Ibáñez recibió la condecoración al Heroico Valor en Combate; Benítez al Muerto en Combate, mientras que González, Baccaro y Bengochea al Herido en Combate. Los dos guardacostas fueron distinguidos con la de Honor al Valor en Combate.
Terminada la guerra, Olmedo sintió que no tendría fuerzas para volver a pisar una cubierta de un barco. El haber peleado cara a cara con la muerte y perder un buque fueron duras experiencias. Sostiene que “para nosotros, nuestro héroe es Benítez”. Ya se retiró, vive en Wilde con su esposa, sus hijos se casaron y tiene cuatro nietos. Confesó que le gustaría regresar a Malvinas y conocer la Antártida, el único lugar del país que aún no fue.
En cambio Ibáñez, nacido en Esquina, Corrientes y radicado en Escobar, no tiene el impulso de regresar, dice que está satisfecho con lo que hicieron durante la guerra.
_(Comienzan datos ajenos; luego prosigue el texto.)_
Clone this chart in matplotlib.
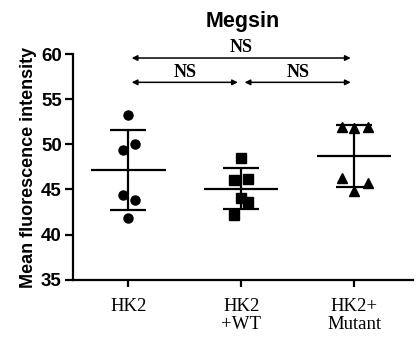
import numpy as np
import matplotlib
matplotlib.use("Agg")
import matplotlib.pyplot as plt

# groups and values
groups = ["HK2", "HK2\n+WT", "HK2+\nMutant"]
markers = ["o", "s", "^"]

hk2 = [53.3, 49.4, 50.0, 44.4, 43.8, 41.8]
hk2_dx = [0.0, -0.05, 0.06, -0.05, 0.06, 0.0]

wt = [48.5, 46.0, 46.2, 44.1, 43.6, 42.2]
wt_dx = [0.0, -0.06, 0.06, 0.0, 0.06, -0.06]

mutant = [51.9, 51.85, 51.9, 46.3, 44.8, 45.7]
mutant_dx = [-0.11, 0.0, 0.12, -0.11, 0.0, 0.12]

values = [hk2, wt, mutant]
offsets = [hk2_dx, wt_dx, mutant_dx]

# significance brackets: (from, to, y, label)
comparisons = [(0, 2, 59.6, "NS"), (0, 1, 56.9, "NS"), (1, 2, 56.9, "NS")]

fig = plt.figure(figsize=(4.17, 3.38), dpi=100)
ax = fig.add_axes([0.175, 0.173, 0.815, 0.666])

for i, (vals, dx, m) in enumerate(zip(values, offsets, markers)):
    vals = np.array(vals)
    ax.plot(i + np.array(dx), vals, m, color="black", ms=6.5, ls="none",
            zorder=3, clip_on=False)
    mean = vals.mean()
    sd = vals.std(ddof=1)
    ax.hlines(mean, i - 0.33, i + 0.33, color="black", lw=1.6)
    ax.hlines([mean - sd, mean + sd], i - 0.16, i + 0.16, color="black", lw=1.6)
    ax.vlines(i, mean - sd, mean + sd, color="black", lw=1.6)

for a, b, y, lab in comparisons:
    pad = 0.03
    ax.annotate("", xy=(b - pad, y), xytext=(a + pad, y),
                arrowprops=dict(arrowstyle="<|-|>", color="black", lw=1.1,
                                mutation_scale=8, shrinkA=0, shrinkB=0),
                annotation_clip=False)
    ax.text((a + b) / 2, y + 0.2, lab, ha="center", va="bottom",
            fontfamily="Liberation Serif", fontweight="bold", fontsize=13)

ax.set_xlim(-0.49, 2.52)
ax.set_ylim(35, 60)
ax.set_yticks([35, 40, 45, 50, 55, 60])
ax.set_xticks(range(len(groups)))
ax.set_xticklabels(groups, fontfamily="Liberation Serif", fontsize=13.5,
                   linespacing=1.1)
for t in ax.get_yticklabels():
    t.set_fontfamily("Liberation Sans")
    t.set_fontweight("bold")
    t.set_fontsize(13.5)

ax.spines["top"].set_visible(False)
ax.spines["right"].set_visible(False)
ax.spines["left"].set_linewidth(1.6)
ax.spines["bottom"].set_linewidth(1.6)
ax.tick_params(axis="y", direction="out", length=6, width=1.6, pad=2)
ax.tick_params(axis="x", direction="out", length=5, width=1.6, pad=8)

ax.set_ylabel("Mean fluorescence intensity", fontfamily="Liberation Sans",
              fontweight="bold", fontsize=13, labelpad=3)
ax.set_title("Megsin", fontfamily="Liberation Sans", fontweight="bold",
             fontsize=15.5, pad=20)

fig.savefig("out.png", dpi=100)
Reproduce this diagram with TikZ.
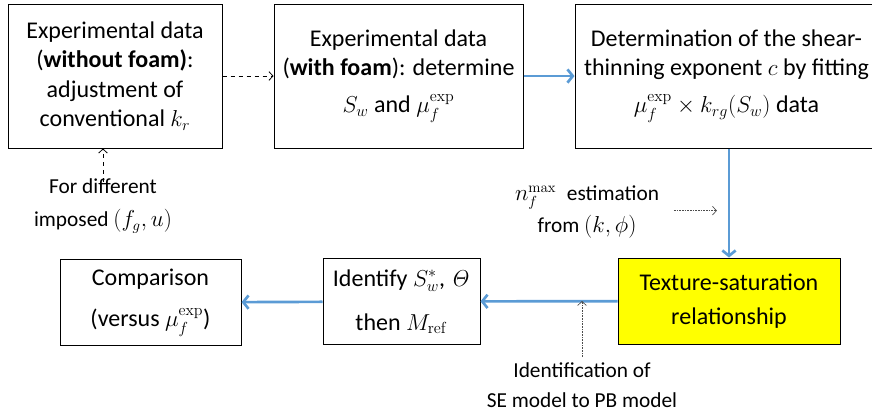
\documentclass[tikz,border=0pt]{standalone}
\usepackage[no-math]{fontspec}
\setmainfont{Carlito}
\usepackage{amsmath}
\usetikzlibrary{arrows.meta}

\definecolor{flowblue}{RGB}{91,155,213}
\definecolor{boxyellow}{RGB}{255,255,0}

\begin{document}
\begin{tikzpicture}[x=0.75pt, y=-0.75pt, auto,
box_style/.style={rectangle,draw=black,line width=0.75pt,fill=white,align=center,inner sep=0pt,font=\fontsize{18}{22}\selectfont},
label_style/.style={align=center,inner sep=0pt,font=\fontsize{16}{22.5}\selectfont},
flow_style/.style={draw=flowblue, line width=2pt, -{Straight Barb[length=4pt,width=10pt,line width=2pt]}},
hint_style/.style={draw=black, line width=0.6pt, dashed, -{Straight Barb[length=3pt,width=6.5pt]}},
dot_style/.style={draw=black!70, line width=0.5pt, dash pattern=on 1.2pt off 0.8pt, -{Straight Barb[length=3pt,width=6.5pt]}}]
\useasboundingbox (0,0) rectangle (872,419);

\node[box_style, minimum width=160.5pt, minimum height=108pt] (nofoam) at (115,76)
  {Experimental data\\(\textbf{without foam)}:\\adjustment of\\conventional $k_r$};
\node[box_style, minimum width=186.75pt, minimum height=108pt] (foam) at (398.5,76)
  {Experimental data\\(\textbf{with foam}): determine\\[6pt]$S_w$ and $\mu_f^{\exp}$};
\node[box_style, minimum width=227.25pt, minimum height=108pt] (fit) at (726.5,76)
  {Determination of the shear-\\thinning exponent $c$ by fitting\\[6pt]$\mu_f^{\exp}\times k_{rg}(S_w)$ data};
\node[box_style, fill=boxyellow, minimum width=166.5pt, minimum height=64.5pt] (texture) at (729,301)
  {Texture-saturation\\[3pt]relationship};
\node[box_style, minimum width=117.75pt, minimum height=65pt] (identify) at (401.5,301.5)
  {Identify $S_w^*$, $\mathit{\Theta}$\\[11pt]then $M_{\mathrm{ref}}$};
\node[box_style, minimum width=135.75pt, minimum height=65pt] (compare) at (150.5,302.5)
  {Comparison\\[9pt](versus $\mu_f^{\exp}$)};

\node[label_style] (imposed) at (103,206) {For different\\[2pt]imposed $(f_g,u)$};
\node[label_style] (nmax) at (587,212) {$n_f^{\max}$\enspace estimation\\[1pt]from $(k,\phi)$};
\node[label_style] (seid) at (582,385) {Identification of\\SE model to PB model};

\draw[hint_style] (nofoam) -- (foam);
\draw[hint_style] ([yshift=-2pt]imposed.north) -- (imposed.north |- nofoam.south);
\draw[flow_style] (foam) -- (fit);
\draw[flow_style] (texture.north |- fit.south) -- (texture.north);
\draw[flow_style] (texture) -- (identify);
\draw[flow_style] (identify) -- (compare);
\draw[dot_style] ([xshift=11pt,yshift=1pt]nmax.east) -- ++(43,0);
\draw[dot_style] ([yshift=4pt]seid.north) -- (seid.north |- texture.west);

\end{tikzpicture}
\end{document}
Que fueron las circunstancias de la vida la que lo pusieron en ese lugar. Eso sí: todos los años junto con sus compañeros viajan a Basavilbaso a acompañar a Hidilia Lacuadra, la madre de Benítez. El era el hermano más chico de tres varones y una mujer.
Ibáñez insiste en que hay que hablarle a la juventud sobre lo que ocurrió en la guerra. Para Olmedo lo importante son las medallas, pero esas que no se ven y aconseja que cuando nos crucemos con un veterano le demos un abrazo, que es lo que están esperando. Aunque hayan pasado 40 años.